VB: This is difficult to explain succinctly, because it is still re-defining my practice. The use of ready-mades, in particular low-fi instruments, remove my prints from the protocols of framing or the restrictions of editioning. Stringskips are experienced as buzzing, flashing, moving, focusing dimensions. Once I took the first proof from the engraving, I could begin to conceive how to exhibit in the public arena. I used paper with the intention of working on a series of folded pieces, but with this experimental approach, I began oiling the paper to allow light to penetrate through. I finally exhibited the piece illuminated on a light box, one that was heavy and cumbersome and with old starter plugs, so the lights tended to flash, similar to old pc monitors. The piece exudes an incessant buzzing, a simile to the electricity pylons at CERN; though the valley location is picturesque, the noise is a constant reminder to the LHC underfoot. I then proceeded to engrave Stringskips onto a series of perspex plates, front and back as layers of microfiche. The microfiche machines are associated to archives, investigative research and outmoded collections of data. The mechanism consists of a series of lenses and mirrors to project and magnify an area of a slide; navigating with one hand, focusing with another. This became a gestural act and reference to CERN’s search for the elusive Higg’s boson in the physicists’ exoteric, multidimensional landscape.
MH: Do you experience yourself physiologically as an experimental site too, an industrial complex, an athanor?
VB: The male undertones to these analogies I would argue are outmoded. Perhaps a blackhole would be better suited, intermittently spitting out Hawking radiation. Existence is no longer geocentric or even heliocentric, and if perception of space remains infinite, we can only move in one direction, towards the unknown unknowns.
MH: Is that why you are planning a return trip to CERN this autumn?
VB: Quoted online as a ‘Catastrophic quench’, the helium leakage in the Large Hadron Collider led to a delay, and the restart is now scheduled for November 2009. I will revisit the location before the end of the year and will also be working on a series of stone lithography prints during a residency at Frans Masereel. CERN’s recent penchant for main stream media coverage has given greater kudos to Dan Brown’s Angel and Demons fictional hollywood blockbuster.
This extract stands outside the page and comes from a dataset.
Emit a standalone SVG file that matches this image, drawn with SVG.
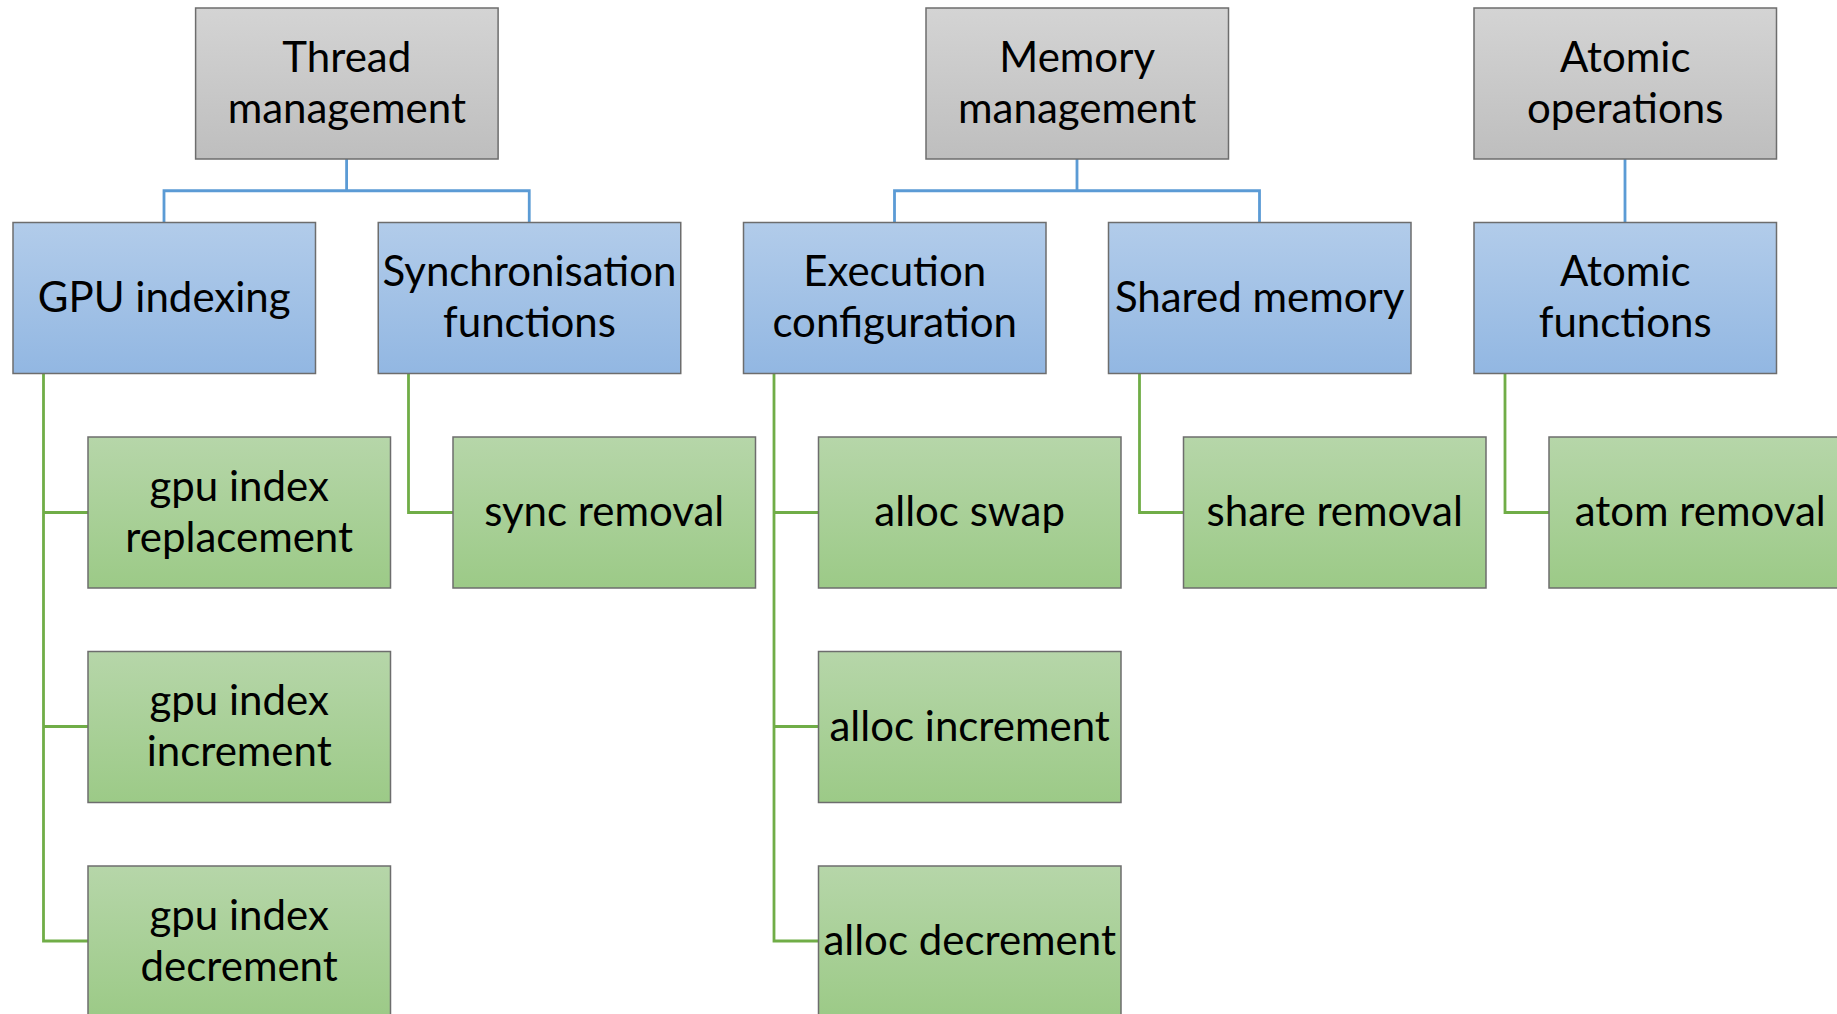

And I also plan to visit the Geneva archives to research Voltaire’s landscaping of Ferney, a village located within LHC’s 27km circumference. A multilayered viscera of data, known unknowns, that continue to alter my experience of the event, contributing to the art coefficient or more simply, an exhibition in 2010.

Victoria Browne lives and works in East London and is Artist in Residence at Middlesex University, London, UK.